JSE dodges Turkish contagion as miners and industrials gain on weaker rand

Despite the turmoil in Turkey and its resulting global contagion, the JSE started the week on a positive note, as a weaker rand supported miners and industrial stocks.

Trading was choppy for much of the day, but accelerated towards the close, resulting in turnover of about R15.6bn.

Food and drug retailers fared well, but banks and general retailers closed lower. Platinums were sold off, with the metal price having shed more than 2.5% by the close.

The market was supported in late trade by a positive opening on the Dow, while European markets were mixed for most of the day, with the euro staging a comeback after recording sharp losses against the dollar in the previous two sessions.

Turkey’s failure to properly address its economic problems, however, remained a drag on the lira’s recovery, with the unveiling of an economic stability plan by finance minister Berat Albayrak having little effect.

Turkey is especially vulnerable because of its high level of hard-currency debt, which becomes more and more difficult to service as the lira depreciates. Investors are also concerned about the central bank’s ability to react, by, for example, raising interest rates, given that President Recep Tayyip Erdogan has put measures in place that could curb its independence, Dow Jones Newswires reported.

SA’s situation is different from that of Turkey and although the rand slumped along with the lira, investors “should differentiate them”, said Old Mutual Investment group analysts Dave Mohr and Izak Odendaal.

SA’s deep, liquid capital markets and well-capitalised banking system means that most borrowing is done locally, and therefore a weaker rand should not lead to a debt crisis, they said. Rather than being too accommodative, the South African Reserve Bank fiercely guards its independence and is determined to maintain inflation within its target range. Turkey’s inflation rate is 16%, compared with SA’s 4.6%.
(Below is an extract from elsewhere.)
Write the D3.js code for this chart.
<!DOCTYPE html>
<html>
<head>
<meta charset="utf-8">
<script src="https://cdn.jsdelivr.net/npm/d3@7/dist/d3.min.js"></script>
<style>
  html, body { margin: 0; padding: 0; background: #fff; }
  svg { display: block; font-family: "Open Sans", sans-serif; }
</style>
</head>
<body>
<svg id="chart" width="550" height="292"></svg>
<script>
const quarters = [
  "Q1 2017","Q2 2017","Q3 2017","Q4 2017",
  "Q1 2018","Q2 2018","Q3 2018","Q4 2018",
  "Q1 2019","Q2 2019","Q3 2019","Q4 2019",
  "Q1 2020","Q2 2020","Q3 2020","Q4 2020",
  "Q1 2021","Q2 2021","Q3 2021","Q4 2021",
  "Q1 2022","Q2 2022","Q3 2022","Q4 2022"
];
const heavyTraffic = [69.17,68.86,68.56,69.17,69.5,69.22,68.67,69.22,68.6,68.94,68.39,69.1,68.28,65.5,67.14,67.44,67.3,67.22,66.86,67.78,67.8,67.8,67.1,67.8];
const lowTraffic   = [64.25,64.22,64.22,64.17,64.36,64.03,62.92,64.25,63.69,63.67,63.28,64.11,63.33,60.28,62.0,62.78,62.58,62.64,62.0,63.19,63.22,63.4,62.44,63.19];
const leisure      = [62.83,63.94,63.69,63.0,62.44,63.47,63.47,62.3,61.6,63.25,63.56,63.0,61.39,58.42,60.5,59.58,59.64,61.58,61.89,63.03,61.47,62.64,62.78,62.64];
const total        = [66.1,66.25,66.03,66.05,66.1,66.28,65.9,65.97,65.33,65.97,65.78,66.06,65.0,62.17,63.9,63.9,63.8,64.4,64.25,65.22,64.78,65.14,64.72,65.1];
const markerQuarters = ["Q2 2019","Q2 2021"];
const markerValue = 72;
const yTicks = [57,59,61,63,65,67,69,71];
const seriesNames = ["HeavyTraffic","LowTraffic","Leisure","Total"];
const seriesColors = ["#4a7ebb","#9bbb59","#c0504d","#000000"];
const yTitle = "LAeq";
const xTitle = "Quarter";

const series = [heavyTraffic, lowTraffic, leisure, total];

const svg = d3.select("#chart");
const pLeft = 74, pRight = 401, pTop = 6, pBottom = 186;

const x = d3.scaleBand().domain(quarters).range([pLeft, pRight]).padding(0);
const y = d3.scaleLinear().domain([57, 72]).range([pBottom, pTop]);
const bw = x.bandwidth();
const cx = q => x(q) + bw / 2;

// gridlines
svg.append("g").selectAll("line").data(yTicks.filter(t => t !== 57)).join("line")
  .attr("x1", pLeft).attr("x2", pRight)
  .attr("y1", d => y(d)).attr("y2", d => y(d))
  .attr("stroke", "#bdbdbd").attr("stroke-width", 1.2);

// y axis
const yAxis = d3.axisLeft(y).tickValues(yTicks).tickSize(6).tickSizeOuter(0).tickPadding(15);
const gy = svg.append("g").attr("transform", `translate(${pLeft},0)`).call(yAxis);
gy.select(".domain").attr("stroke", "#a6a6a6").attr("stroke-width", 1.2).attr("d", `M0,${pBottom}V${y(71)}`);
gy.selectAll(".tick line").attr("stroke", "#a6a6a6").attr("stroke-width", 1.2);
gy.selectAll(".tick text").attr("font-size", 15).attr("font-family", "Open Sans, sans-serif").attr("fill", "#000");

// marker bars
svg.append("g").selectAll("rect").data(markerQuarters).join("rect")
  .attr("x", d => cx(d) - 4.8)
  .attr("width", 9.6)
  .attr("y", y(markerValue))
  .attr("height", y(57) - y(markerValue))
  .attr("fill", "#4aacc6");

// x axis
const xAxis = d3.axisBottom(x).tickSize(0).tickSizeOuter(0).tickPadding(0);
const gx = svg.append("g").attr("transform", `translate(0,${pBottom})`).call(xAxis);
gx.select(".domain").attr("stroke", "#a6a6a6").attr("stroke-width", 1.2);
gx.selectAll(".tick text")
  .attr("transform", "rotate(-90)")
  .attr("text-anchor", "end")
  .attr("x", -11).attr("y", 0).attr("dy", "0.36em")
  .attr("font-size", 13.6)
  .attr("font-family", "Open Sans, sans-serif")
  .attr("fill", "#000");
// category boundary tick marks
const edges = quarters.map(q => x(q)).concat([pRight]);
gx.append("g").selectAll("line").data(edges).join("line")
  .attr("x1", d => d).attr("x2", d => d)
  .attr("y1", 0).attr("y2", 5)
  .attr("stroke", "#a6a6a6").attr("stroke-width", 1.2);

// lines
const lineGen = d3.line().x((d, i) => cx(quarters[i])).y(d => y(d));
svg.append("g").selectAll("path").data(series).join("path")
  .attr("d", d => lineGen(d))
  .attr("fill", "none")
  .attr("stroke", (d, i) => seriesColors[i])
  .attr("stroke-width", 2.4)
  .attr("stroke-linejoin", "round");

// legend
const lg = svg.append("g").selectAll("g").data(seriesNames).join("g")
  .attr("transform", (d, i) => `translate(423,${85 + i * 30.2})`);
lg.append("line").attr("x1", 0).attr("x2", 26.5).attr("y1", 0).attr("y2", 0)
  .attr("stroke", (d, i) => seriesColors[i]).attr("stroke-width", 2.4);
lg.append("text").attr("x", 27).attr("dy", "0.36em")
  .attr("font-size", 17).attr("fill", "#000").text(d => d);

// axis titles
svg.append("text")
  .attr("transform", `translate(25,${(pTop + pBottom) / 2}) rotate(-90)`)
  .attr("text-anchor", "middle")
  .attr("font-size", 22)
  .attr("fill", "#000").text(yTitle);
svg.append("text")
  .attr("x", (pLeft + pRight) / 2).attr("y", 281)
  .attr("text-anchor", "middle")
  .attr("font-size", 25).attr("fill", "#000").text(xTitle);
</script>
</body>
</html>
“But SA is an emerging market and anything that upsets investor sentiment towards emerging markets will influence domestic markets,” said Mohr and Odendaal.
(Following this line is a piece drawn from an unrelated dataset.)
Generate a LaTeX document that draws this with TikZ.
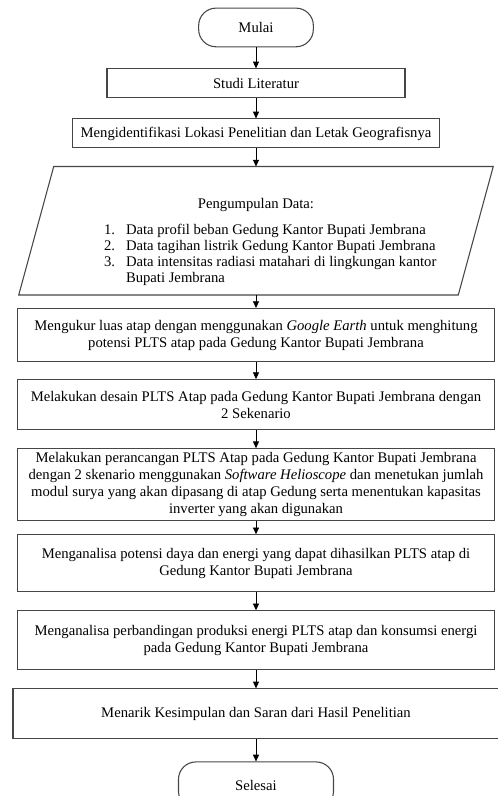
\documentclass[tikz,border=0pt]{standalone}
\usepackage{fontspec}
\setmainfont{Liberation Serif}
\usetikzlibrary{arrows.meta, positioning, calc}
\definecolor{edgec}{RGB}{70,70,70}
\tikzset{
  term/.style={draw=edgec, line width=0.8pt, rounded corners=13pt,
               minimum width=#1, minimum height=29pt, align=center},
  term/.default=86pt,
  proc/.style={draw=edgec, line width=0.8pt, minimum width=357.75pt,
               minimum height=#1, align=center, inner sep=1pt},
  proc/.default=21.75pt,
  arr/.style={-{Triangle[length=5pt,width=4.5pt]}, line width=0.5pt},
}

\begin{document}
\begin{tikzpicture}[font=\fontsize{11}{12.75}\selectfont]
  \useasboundingbox (0,0) rectangle (372.75pt,-597pt);
  \node[term] (start) at (192pt,-20.6pt) {Mulai};
  \node[proc, minimum width=223.5pt, below=15.75pt of start] (studi) {Studi Literatur};
  \node[proc, minimum width=275.25pt, below=15pt of studi] (lokasi)
    {Mengidentifikasi Lokasi Penelitian dan Letak Geografisnya};
  % input data (parallelogram)
  \node[minimum width=355.5pt, minimum height=96pt, below=13.5pt of lokasi] (data) {};
  \draw[draw=edgec, line width=0.8pt]
    ($(data.north west)+(26.25pt,0)$) -- (data.north east)
    -- ($(data.south east)+(-26.25pt,0)$) -- (data.south west) -- cycle;
  \node[inner sep=0pt, below=24pt of data.north] (datatitle) {Pengumpulan Data:};
  \node[inner sep=0pt, below right=42.3pt and 63.75pt of data.north west,
        font=\fontsize{11}{12}\selectfont] (datalist)
    {\begin{tabular}{@{}l@{\hspace{8.25pt}}l@{}}
      1. & Data profil beban Gedung Kantor Bupati Jembrana\\
      2. & Data tagihan listrik Gedung Kantor Bupati Jembrana\\
      3. & Data intensitas radiasi matahari di lingkungan kantor\\
         & Bupati Jembrana
     \end{tabular}};
  \node[proc=39.75pt, below=9.75pt of data] (luas)
    {Mengukur luas atap dengan menggunakan \textit{Google Earth} untuk menghitung\\
     potensi PLTS atap pada Gedung Kantor Bupati Jembrana};
  \node[proc=37.5pt, below=12.75pt of luas] (desain)
    {Melakukan desain PLTS Atap pada Gedung Kantor Bupati Jembrana dengan\\
     2 Sekenario};
  \node[proc=54pt, below=13.5pt of desain] (rancang)
    {Melakukan perancangan PLTS Atap pada Gedung Kantor Bupati Jembrana\\
     dengan 2 skenario menggunakan \textit{Software Helioscope} dan menetukan jumlah\\
     modul surya yang akan dipasang di atap Gedung serta menentukan kapasitas\\
     inverter yang akan digunakan};
  \node[proc=42.75pt, below=9.75pt of rancang] (potensi)
    {Menganalisa potensi daya dan energi yang dapat dihasilkan PLTS atap di\\
     Gedung Kantor Bupati Jembrana};
  \node[proc=44.25pt, below=13.5pt of potensi] (banding)
    {Menganalisa perbandingan produksi energi PLTS atap dan konsumsi energi\\
     pada Gedung Kantor Bupati Jembrana};
  \node[proc=37.5pt, minimum width=364.5pt, below=13.5pt of banding] (simpul)
    {Menarik Kesimpulan dan Saran dari Hasil Penelitian};
  \node[term=116.25pt, minimum height=35pt, below=16.5pt of simpul] (finish) {Selesai};
  \draw[arr] (start)   -- (studi);
  \draw[arr] (studi)   -- (lokasi);
  \draw[arr] (lokasi)  -- (data);
  \draw[arr] (data)    -- (luas);
  \draw[arr] (luas)    -- (desain);
  \draw[arr] (desain)  -- (rancang);
  \draw[arr] (rancang) -- (potensi);
  \draw[arr] (potensi) -- (banding);
  \draw[arr] (banding) -- (simpul);
  \draw[arr] (simpul)  -- (finish);
\end{tikzpicture}
\end{document}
The all share closed 0.32% higher at 57,885.30 points and the top 40 rose 0.47%. Resources gained 1.2%, food and drug retailers 0.55% and industrials 0.4%. Platinums dropped 2.1%, banks 1.58%, general retailers 1.13% and financials 0.62%.

Anglo American jumped 3.43% to R307.50 and BHP 2.03% to R309.69.
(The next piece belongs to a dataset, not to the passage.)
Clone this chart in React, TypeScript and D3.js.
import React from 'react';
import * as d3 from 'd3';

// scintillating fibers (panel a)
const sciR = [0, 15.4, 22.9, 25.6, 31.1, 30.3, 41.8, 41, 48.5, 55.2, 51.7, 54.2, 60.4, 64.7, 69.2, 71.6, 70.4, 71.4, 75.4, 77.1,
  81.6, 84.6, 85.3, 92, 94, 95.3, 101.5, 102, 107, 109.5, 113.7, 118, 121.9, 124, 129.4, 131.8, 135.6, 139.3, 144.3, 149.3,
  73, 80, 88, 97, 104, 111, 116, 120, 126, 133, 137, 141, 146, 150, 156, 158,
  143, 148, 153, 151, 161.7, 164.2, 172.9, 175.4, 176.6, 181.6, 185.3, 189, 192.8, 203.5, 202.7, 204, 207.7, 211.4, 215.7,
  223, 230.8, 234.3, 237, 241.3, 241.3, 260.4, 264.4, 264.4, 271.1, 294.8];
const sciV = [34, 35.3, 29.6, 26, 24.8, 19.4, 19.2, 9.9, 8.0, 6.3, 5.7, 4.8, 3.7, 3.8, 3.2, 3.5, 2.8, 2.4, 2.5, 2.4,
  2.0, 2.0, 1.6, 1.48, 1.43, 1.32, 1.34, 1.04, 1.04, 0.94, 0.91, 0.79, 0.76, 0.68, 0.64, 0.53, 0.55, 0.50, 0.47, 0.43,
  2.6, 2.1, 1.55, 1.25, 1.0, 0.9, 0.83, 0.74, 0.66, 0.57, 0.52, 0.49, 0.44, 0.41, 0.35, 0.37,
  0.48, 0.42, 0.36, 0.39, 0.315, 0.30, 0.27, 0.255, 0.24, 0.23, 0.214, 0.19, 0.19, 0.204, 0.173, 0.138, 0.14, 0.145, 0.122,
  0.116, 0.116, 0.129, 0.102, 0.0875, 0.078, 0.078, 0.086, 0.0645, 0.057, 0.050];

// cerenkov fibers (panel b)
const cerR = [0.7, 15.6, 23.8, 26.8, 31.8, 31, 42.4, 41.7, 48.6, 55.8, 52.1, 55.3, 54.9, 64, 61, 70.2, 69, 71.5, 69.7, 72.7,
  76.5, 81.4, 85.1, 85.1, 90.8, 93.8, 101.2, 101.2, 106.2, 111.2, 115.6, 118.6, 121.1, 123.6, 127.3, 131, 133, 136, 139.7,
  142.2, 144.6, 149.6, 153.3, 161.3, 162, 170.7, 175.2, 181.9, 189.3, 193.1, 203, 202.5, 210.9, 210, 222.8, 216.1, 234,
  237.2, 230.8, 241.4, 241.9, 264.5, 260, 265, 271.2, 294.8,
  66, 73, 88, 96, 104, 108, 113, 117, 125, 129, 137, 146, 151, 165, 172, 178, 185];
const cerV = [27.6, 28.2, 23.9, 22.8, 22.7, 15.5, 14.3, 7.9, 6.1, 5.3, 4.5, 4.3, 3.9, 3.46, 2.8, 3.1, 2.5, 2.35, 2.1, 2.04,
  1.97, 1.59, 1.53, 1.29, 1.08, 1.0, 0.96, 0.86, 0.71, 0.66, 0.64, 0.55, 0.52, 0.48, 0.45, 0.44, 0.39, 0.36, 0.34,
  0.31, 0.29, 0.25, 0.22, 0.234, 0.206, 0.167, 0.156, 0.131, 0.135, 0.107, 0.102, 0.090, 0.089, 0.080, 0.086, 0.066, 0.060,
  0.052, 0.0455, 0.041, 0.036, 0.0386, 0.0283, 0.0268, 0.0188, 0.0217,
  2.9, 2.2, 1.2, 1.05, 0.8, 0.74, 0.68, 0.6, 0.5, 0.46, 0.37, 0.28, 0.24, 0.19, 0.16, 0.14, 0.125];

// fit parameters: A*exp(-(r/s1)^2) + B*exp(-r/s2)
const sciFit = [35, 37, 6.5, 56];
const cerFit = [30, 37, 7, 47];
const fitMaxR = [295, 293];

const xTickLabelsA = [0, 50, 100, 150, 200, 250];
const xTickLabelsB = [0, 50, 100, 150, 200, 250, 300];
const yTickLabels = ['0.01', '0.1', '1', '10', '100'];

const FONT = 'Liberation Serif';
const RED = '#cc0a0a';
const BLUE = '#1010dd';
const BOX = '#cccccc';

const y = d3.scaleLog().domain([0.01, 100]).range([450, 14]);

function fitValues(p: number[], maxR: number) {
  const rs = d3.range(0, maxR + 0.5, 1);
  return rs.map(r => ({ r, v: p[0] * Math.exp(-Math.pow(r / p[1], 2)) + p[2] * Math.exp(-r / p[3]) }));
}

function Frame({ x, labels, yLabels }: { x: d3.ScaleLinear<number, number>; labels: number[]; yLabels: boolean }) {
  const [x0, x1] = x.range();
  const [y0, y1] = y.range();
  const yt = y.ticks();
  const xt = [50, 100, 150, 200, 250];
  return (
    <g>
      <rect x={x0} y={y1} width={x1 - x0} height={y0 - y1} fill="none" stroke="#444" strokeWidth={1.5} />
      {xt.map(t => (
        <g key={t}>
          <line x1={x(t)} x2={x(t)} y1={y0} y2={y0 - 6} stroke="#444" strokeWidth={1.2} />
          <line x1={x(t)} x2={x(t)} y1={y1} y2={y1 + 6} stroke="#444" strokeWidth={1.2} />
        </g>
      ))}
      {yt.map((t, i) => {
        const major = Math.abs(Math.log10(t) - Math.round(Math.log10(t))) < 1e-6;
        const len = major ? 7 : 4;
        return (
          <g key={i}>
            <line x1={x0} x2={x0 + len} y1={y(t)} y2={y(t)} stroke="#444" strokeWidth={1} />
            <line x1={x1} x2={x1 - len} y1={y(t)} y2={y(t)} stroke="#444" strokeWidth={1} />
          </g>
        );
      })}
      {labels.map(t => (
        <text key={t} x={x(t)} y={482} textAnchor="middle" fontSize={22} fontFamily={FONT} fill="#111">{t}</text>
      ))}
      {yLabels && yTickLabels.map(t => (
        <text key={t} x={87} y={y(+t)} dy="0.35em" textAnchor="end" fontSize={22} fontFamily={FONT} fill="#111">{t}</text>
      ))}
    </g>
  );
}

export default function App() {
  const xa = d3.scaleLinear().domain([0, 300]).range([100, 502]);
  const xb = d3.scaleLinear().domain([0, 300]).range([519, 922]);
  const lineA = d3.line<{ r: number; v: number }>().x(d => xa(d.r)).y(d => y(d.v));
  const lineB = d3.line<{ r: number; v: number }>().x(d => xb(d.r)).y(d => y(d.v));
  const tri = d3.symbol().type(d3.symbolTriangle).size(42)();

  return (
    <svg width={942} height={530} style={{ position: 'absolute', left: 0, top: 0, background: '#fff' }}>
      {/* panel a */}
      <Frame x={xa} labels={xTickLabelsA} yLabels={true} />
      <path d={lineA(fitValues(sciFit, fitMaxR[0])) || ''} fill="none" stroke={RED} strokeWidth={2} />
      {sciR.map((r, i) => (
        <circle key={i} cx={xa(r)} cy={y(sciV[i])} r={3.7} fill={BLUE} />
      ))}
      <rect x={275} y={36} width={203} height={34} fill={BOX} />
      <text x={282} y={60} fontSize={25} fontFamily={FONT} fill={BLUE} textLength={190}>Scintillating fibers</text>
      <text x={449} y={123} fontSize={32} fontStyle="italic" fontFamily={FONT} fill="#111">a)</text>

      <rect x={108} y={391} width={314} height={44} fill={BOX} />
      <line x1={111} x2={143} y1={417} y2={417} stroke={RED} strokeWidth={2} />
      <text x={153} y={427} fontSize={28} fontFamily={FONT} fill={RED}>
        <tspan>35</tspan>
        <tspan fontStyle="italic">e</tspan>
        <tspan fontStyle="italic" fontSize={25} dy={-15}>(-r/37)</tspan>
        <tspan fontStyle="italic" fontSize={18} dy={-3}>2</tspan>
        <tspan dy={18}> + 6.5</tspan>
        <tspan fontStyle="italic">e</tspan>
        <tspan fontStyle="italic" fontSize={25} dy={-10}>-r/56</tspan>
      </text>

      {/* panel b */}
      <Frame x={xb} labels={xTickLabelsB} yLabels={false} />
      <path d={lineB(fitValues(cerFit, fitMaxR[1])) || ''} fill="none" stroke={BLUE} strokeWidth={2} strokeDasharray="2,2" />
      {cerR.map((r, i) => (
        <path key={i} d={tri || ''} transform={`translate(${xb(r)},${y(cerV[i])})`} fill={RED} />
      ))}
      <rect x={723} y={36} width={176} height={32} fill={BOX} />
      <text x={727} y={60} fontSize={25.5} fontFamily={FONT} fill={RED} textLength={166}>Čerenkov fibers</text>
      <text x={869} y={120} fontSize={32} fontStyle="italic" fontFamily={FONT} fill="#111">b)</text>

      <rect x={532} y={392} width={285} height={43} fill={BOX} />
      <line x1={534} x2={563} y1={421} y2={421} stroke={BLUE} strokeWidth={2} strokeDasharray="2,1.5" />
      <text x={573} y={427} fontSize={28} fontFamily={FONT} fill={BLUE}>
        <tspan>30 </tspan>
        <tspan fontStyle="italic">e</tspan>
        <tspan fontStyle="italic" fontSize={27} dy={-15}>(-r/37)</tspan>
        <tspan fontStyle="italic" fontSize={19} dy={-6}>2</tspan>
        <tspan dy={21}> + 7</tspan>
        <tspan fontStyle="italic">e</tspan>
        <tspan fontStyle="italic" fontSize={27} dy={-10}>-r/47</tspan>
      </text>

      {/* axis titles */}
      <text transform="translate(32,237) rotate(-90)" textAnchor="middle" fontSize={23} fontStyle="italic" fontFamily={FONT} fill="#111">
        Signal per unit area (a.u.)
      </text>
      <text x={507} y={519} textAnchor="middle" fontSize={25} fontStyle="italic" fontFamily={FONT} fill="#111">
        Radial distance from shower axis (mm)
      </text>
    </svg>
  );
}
Anglo American Platinum fell 3.59% to R408.46.

FirstRand lost 3.52% to R63.05 and Absa 1.3% to R160.25.

Discovery rose 1.11% to R165.63 but Liberty Holdings lost 1.16% to R115.87.

Shoprite rose 1.26% to R215 but Woolworths slipped 0.44% to R49.84.

Naspers added 0.99% to R3,405.

Sappi plummeted 9.51% to R91.30 after earlier saying third-quarter net debt rose to $1.6bn from $1.31bn in the year-earlier period, while profit slipped from $58m to $51m.